With whatever little strength that she had, she drags
a loose brick towards the figure and bashes the person in the face, without
knowing it is Ben and not the gang men who destroyed her completely.
Ben happens to be the first black resident of Brewster
Place, and thus his death at the wall of Brewster Place is symbolic. It
signifies the death of a community, of its inability to hold together for long.
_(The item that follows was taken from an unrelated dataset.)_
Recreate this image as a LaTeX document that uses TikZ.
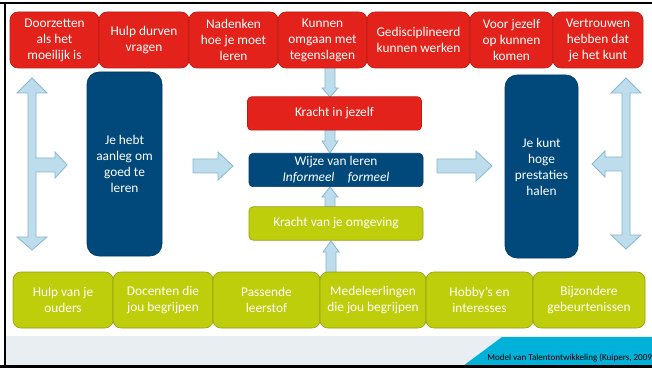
\documentclass[tikz,border=0pt]{standalone}
\usepackage{fontspec}
\setmainfont{Carlito}
\definecolor{rd}{HTML}{E3231B}
\definecolor{rdb}{HTML}{B71C16}
\definecolor{gn}{HTML}{BFCE0A}
\definecolor{gnb}{HTML}{93A016}
\definecolor{db}{HTML}{00497A}
\definecolor{dbb}{HTML}{003A62}
\definecolor{af}{HTML}{BEDDEC}
\definecolor{ab}{HTML}{86B7D3}
\definecolor{ft}{HTML}{E8EEF1}
\definecolor{cy}{HTML}{00B1D9}
\tikzset{
  tb/.style={draw=rdb, line width=0.5pt, fill=rd, rounded corners=6pt, text=white, align=center, minimum height=42pt, inner sep=1pt, font=\fontsize{10}{12}\selectfont},
  gb/.style={draw=gnb, line width=0.5pt, fill=gn, rounded corners=6pt, text=white, align=center, minimum height=42pt, inner sep=1pt, font=\fontsize{10}{12}\selectfont},
  bb/.style={draw=dbb, line width=0.5pt, fill=db, rounded corners=9pt, text=white, align=center, inner sep=1pt, font=\fontsize{10}{12}\selectfont},
  cb/.style={line width=0.5pt, rounded corners=3pt, text=white, align=center, minimum width=130.5pt, minimum height=25pt, inner sep=1pt, font=\fontsize{10}{12}\selectfont},
  barrow/.style={draw=ab, line width=0.6pt, fill=af, line join=miter}
}
\begin{document}
\begin{tikzpicture}[x=0.75pt, y=-0.75pt]
\useasboundingbox (0,0) rectangle (652,370);
\fill[white] (0,0) rectangle (652,370);
% footer
\fill[ft] (5,336) rectangle (652,366);
\fill[cy] (463,366) -- (502,337) -- (652,337) -- (652,366) -- cycle;
\node[anchor=west, inner sep=0pt, font=\fontsize{6.8}{8}\selectfont] (foot) at (487,358) {Model van Talentontwikkeling (Kuipers, 2009};
% frame
\draw[black, line width=1.6pt] (0,3) -- (652,3);
\draw[black, line width=1.6pt] (5,3) -- (5,366.5);
\draw[black, line width=1.6pt] (0,366.5) -- (652,366.5);

% side block arrows
\draw[barrow] (32,78) -- (47,93) -- (36,93) -- (36,158) -- (55,158) -- (55,152) -- (67,165) -- (55,178) -- (55,172) -- (36,172) -- (36,237) -- (47,237) -- (32,250) -- (17,237) -- (28,237) -- (28,93) -- (17,93) -- cycle;
\draw[barrow] (626,78) -- (641,93) -- (630,93) -- (630,235) -- (641,235) -- (626,249) -- (611,235) -- (622,235) -- (622,171) -- (605,171) -- (605,177) -- (592,164) -- (605,151) -- (605,157) -- (622,157) -- (622,93) -- (611,93) -- cycle;
% middle horizontal arrows
\draw[barrow] (193,159) -- (218,159) -- (218,152) -- (233,166) -- (218,180) -- (218,173) -- (193,173) -- cycle;
\draw[barrow] (437,159) -- (476,159) -- (476,151) -- (492,166) -- (476,181) -- (476,173) -- (437,173) -- cycle;
% small vertical arrows
\draw[barrow] (325,67) -- (335,67) -- (335,88) -- (338,88) -- (330,97) -- (322,88) -- (325,88) -- cycle;
\draw[barrow] (325,130) -- (335,130) -- (335,141) -- (338,141) -- (330,153) -- (322,141) -- (325,141) -- cycle;
\draw[barrow] (325,207) -- (335,207) -- (335,197) -- (338,197) -- (330,187) -- (322,197) -- (325,197) -- cycle;
\draw[barrow] (326,273) -- (336,273) -- (336,252) -- (339,252) -- (331,241) -- (323,252) -- (326,252) -- cycle;

% top red boxes
\node[tb, minimum width=66.75pt] (t1) at (54.5,40) {Doorzetten\\als het\\moeilijk is};
\node[tb, minimum width=67.5pt] (t2) at (144,40) {Hulp durven\\vragen};
\node[tb, minimum width=66.75pt] (t3) at (233.5,40) {Nadenken\\hoe je moet\\leren};
\node[tb, minimum width=66.75pt] (t4) at (322.5,40) {Kunnen\\omgaan met\\tegenslagen};
\node[tb, minimum width=77.25pt] (t5) at (418.5,40) {Gedisciplineerd\\kunnen werken};
\node[tb, minimum width=62.25pt] (t6) at (511.5,40) {Voor jezelf\\op kunnen\\komen};
\node[tb, minimum width=67.5pt] (t7) at (598,40) {Vertrouwen\\hebben dat\\je het kunt};

% bottom green boxes
\node[gb, minimum width=75pt] (b1) at (63,300) {Hulp van je\\ouders};
\node[gb, minimum width=75pt] (b2) at (163,300) {Docenten die\\jou begrijpen};
\node[gb, minimum width=80.25pt] (b3) at (266.5,300) {Passende\\leerstof};
\node[gb, minimum width=79.5pt] (b4) at (373,300) {Medeleerlingen\\die jou begrijpen};
\node[gb, minimum width=80.25pt] (b5) at (479.5,300) {Hobby's en\\interesses};
\node[gb, minimum width=84pt] (b6) at (589,300) {Bijzondere\\gebeurtenissen};

% dark blue side boxes
\node[bb, minimum width=56.25pt, minimum height=138pt] (l) at (124.5,164) {Je hebt\\aanleg om\\goed te\\leren};
\node[bb, minimum width=54.75pt, minimum height=137.25pt] (r) at (541.5,166.5) {Je kunt\\hoge\\prestaties\\halen};

% centre boxes
\node[cb, draw=rdb, fill=rd] (k1) at (334.5,113.5) {Kracht in jezelf};
\node[cb, draw=dbb, fill=db] (w) at (336,170) {Wijze van leren\\\textit{Informeel\quad formeel}};
\node[cb, draw=gnb, fill=gn] (k2) at (336,223.5) {Kracht van je omgeving};
\end{tikzpicture}
\end{document}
In the last scene, when the women gather to chip away at the wall that
imprisons them, we are aware of the fact that the community rebellion has
finally taken place. In one of the related critical essays, titled, ‘New Black
Feminist Criticism (1985-2000) Barbara Christian mentions, “Brewster Place residents are displaced again, just as they had been
before. They are as powerless as they were when they first came to Brewster
Place.”
Thus, The Women
of Brewster Place becomes a narrative of sexism and racism. It is a
reflection of the pain and suffering of women who have been oppressed and
discriminated against on the score of race and sex. Women like Mattie, Luciela
and Cora Lee are all at Brewster Place because they have nowhere else to go;
they have reached the end of the road, a dead-end because of their racial and
sexual identity. They have been abandoned by their men and have to look after
themselves and their children single-handedly. Traumatized and economically
vulnerable, these poor women cannot survive in the white world. Brewster Place
echoes with the blues, but there are glimpses of a subdued joy also. Black
women are tough and enduring; they are the survivors as well as the victims.